This is one of my rare posts that does not focus on knitting. If you want knitting, come back Monday and I'll show you some progress on my Komi sweater. If you are a graduate student or postdoc in the sciences, or if you are planning to do graduate work in the sciences, you might find this post helpful.
You may have noticed that I have made very little knitting progress lately. The reason is that I was on the academic job market this year, looking for a job as a professor of biochemistry. For anyone who is not familiar with the process, it involves putting together a flawless multi-component application that is personalized to each job, sending it to many colleges and universities, and then waiting to see if you get an interview. Preparation for interviews requires many hours of research about the institution and the 30+ people you will meet with over two days, as well as preparing a presentation about your research. This is all extremely time consuming, and could easily be a full-time job for 4-5 months. It is also extremely stressful. Unlike the job market in other industries, there is only one time per year that you can apply. If none of your applications are successful, you need to wait a full year to try again. It is also very competitive. There are typically at least 250 applications for each position. These are facts that every graduate student should know before they begin their first year. If I had known, I may not have decided to finish my degree.

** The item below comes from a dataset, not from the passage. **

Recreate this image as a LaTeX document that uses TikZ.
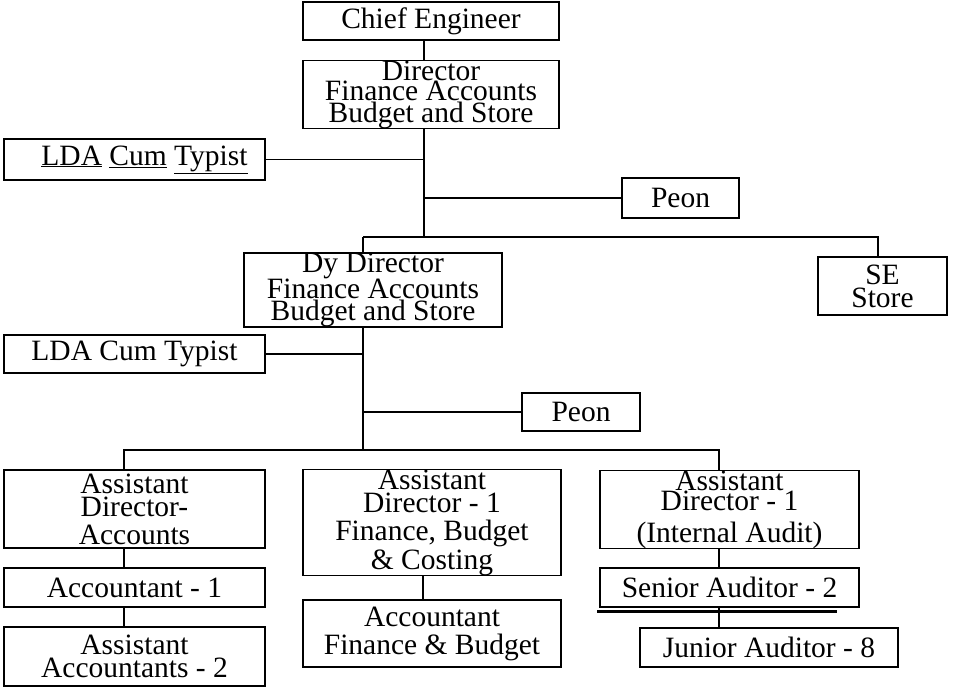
\documentclass[tikz,border=0pt]{standalone}
\usepackage{fontspec}
\setmainfont{Liberation Serif}
\newcommand\orgfont{\fontsize{29.5}{21}\selectfont}
\tikzset{
  orgbox/.style={draw, line width=1.5pt, inner sep=0pt, align=center, font=\orgfont},
  link/.style={line width=1.5pt}
}
\begin{document}
\begin{tikzpicture}[x=1pt, y=-1pt]
\useasboundingbox (0,0) rectangle (959,688);

% upper level
\node[orgbox, minimum width=256, minimum height=38] (chief) at (431,21) {Chief Engineer};
\node[orgbox, minimum width=256, minimum height=67] (dir) at (431,94.5)
  {Director\\[-1pt] Finance Accounts\\[1pt] Budget and Store};
\node[orgbox, minimum width=261, minimum height=41] (lda1) at (134.5,159.5)
  {\hspace{20pt}\underline{LDA} \underline{Cum} \underline{Typist}};
\node[orgbox, minimum width=117, minimum height=40] (peon1) at (680.5,198) {Peon};

% deputy level
\node[orgbox, minimum width=258, minimum height=66] (dy) at (373,290)
  {Dy Director\\[-1pt] Finance Accounts\\[1pt] Budget and Store};
\node[orgbox, minimum width=129, minimum height=58] (se) at (882.5,286) {SE\\[2pt] Store};
\node[orgbox, minimum width=261, minimum height=38] (lda2) at (134.5,354) {LDA Cum Typist};
\node[orgbox, minimum width=118, minimum height=38] (peon2) at (581,412) {Peon};

% assistant directors and their staff
\node[orgbox, minimum width=261, minimum height=78] (ada) at (134.5,509)
  {Assistant\\[2pt] Director-\\[7pt] Accounts};
\node[orgbox, minimum width=261, minimum height=39] (acc1) at (134.5,587.5) {Accountant - 1};
\node[orgbox, minimum width=261, minimum height=59] (aa2) at (134.5,656.5)
  {Assistant\\[2pt] Accountants - 2};

\node[orgbox, minimum width=258, minimum height=105] (adf) at (432,522.5)
  {Assistant\\[2pt] Director - 1\\[7pt] Finance, Budget\\[2pt] \& Costing};
\node[orgbox, minimum width=258, minimum height=67] (accfb) at (432,633.5)
  {Accountant\\[7pt] Finance \& Budget};

\node[orgbox, minimum width=259, minimum height=77] (adia) at (729.5,509.5)
  {Assistant\\[-1pt] Director - 1\\[11pt] (Internal Audit)};
\node[orgbox, minimum width=259, minimum height=39] (sa) at (729.5,587.5) {Senior Auditor - 2};
\node[orgbox, minimum width=258, minimum height=39] (ja) at (769,647.5) {Junior Auditor - 8};

% junction points of the trunks and buses
\coordinate (ta) at (424,237);
\coordinate (tb) at (363,450);
\coordinate (sx) at (878,237);
\coordinate (cl) at (124,450);
\coordinate (cr) at (719,450);
\coordinate (cm) at (423,0);

% connectors
\draw[link] (chief.south -| ta) -- (dir.north -| ta);
\draw[link] (dir.south -| ta) -- (ta);
\draw[link] (lda1.east) -- (lda1.east -| ta);
\draw[link] (peon1.west) -- (peon1.west -| ta);
\draw[link] (tb |- ta) -- (sx) -- (se.north -| sx);
\draw[link] (dy.north -| tb) -- (tb |- ta);
\draw[link] (dy.south -| tb) -- (tb);
\draw[link] (lda2.east) -- (lda2.east -| tb);
\draw[link] (peon2.west) -- (peon2.west -| tb);
\draw[link] (ada.north -| cl) -- (cl) -- (cr) -- (adia.north -| cr);
\draw[link] (ada.south -| cl) -- (acc1.north -| cl);
\draw[link] (acc1.south -| cl) -- (aa2.north -| cl);
\draw[link] (adf.south -| cm) -- (accfb.north -| cm);
\draw[link] (adia.south -| cr) -- (sa.north -| cr);
\draw[link] (sa.south -| cr) -- (ja.north -| cr);

% heavy rule under the senior auditor box
\draw[line width=2.5pt] (597,611.5) -- (837,611.5);
\end{tikzpicture}
\end{document}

I decided a long time ago that I wanted to be a professor at a small liberal arts college. Because of this, I decided not to do a traditional postdoc. Instead, I stayed in the lab where I did my PhD for an extra year to finish up my project and apply for jobs. I applied for relatively few positions (I applied for 7 jobs while everyone else I know who was on the job market applied for 30-40 positions). Looking back on the process, I would have applied for even fewer positions. I now realize that it is all about fit, and any one individual only fits in a few of the available jobs.
I feel very fortunate that I am now finished with the process. I was offered a tenure-track position at St. Lawrence University in Canton, NY and I have decided to accept their offer. This job seems like a perfect fit. They even made a job for my husband. The only problem is that it is in a VERY rural location. It will be quite an adjustment after living in the Boston area for the past 6 years. But at least housing is cheap! Do any of you live in the Canton area?
The adventure of moving will begin soon, but I'll hopefully have a little bit of free time first.